Abstract

ABSTRACT Digital platforms are underpinned by the ideal of a frictionless market, obscuring the simultaneous practices of market monopolisation and the restriction of consumer choice and movement. This concurrent removal and erection of barriers to participation triggers ecosystemic responses such as individual adaptations and establishing alternative organisations to counter the progression of these ‘walled gardens’. In this article, we contribute to theorising ecologies of friction in the platform economy, drawing on Tsing’s friction in the creation of global connections, Orbach’s friction paradox, and Bateson’s ecological epistemology. Analysing a European short-term rental platform cooperative’s difficult launch, we ask: How do frictions emerge on alternative platforms in the digital economy, and what effect do they have on prefiguring the platform business? Frictions become apparent in platform investment, a complex resource-allocating relationship binding together multiple stakeholders, laden with expectations about the future.

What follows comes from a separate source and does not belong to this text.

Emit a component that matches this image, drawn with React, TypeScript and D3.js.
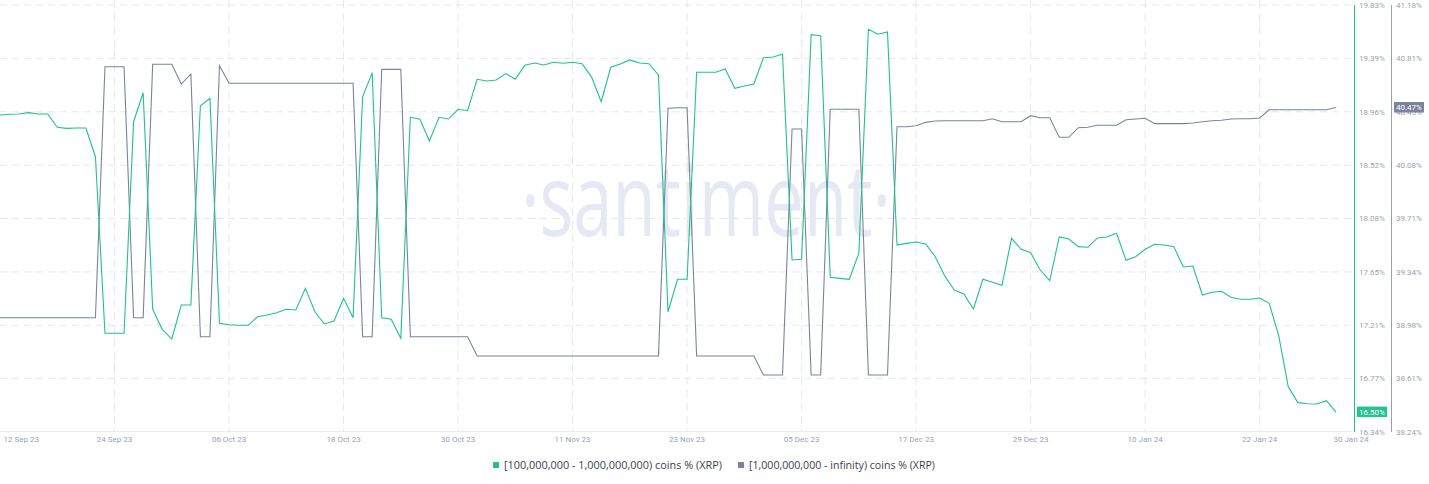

We highlight the interconnected frictions of individual investment into platform work, collective investment into platform participation, and resource investment into the business model. These are bound with platform organising, community development, and managing scale as the cooperative tries to prefigure a future platform economy in establishing its current practice. We contribute by extending the concept of ecologies of friction in connecting individual and collective investment with ideas around platform growth. We illustrate how all platform economy actors – participants and platforms alike – are entangled in frictions. We suggest that alternative platforms’ struggles are largely caused by the impossibility of escaping the broader ecosystemic dynamics established by dominant platform imaginaries.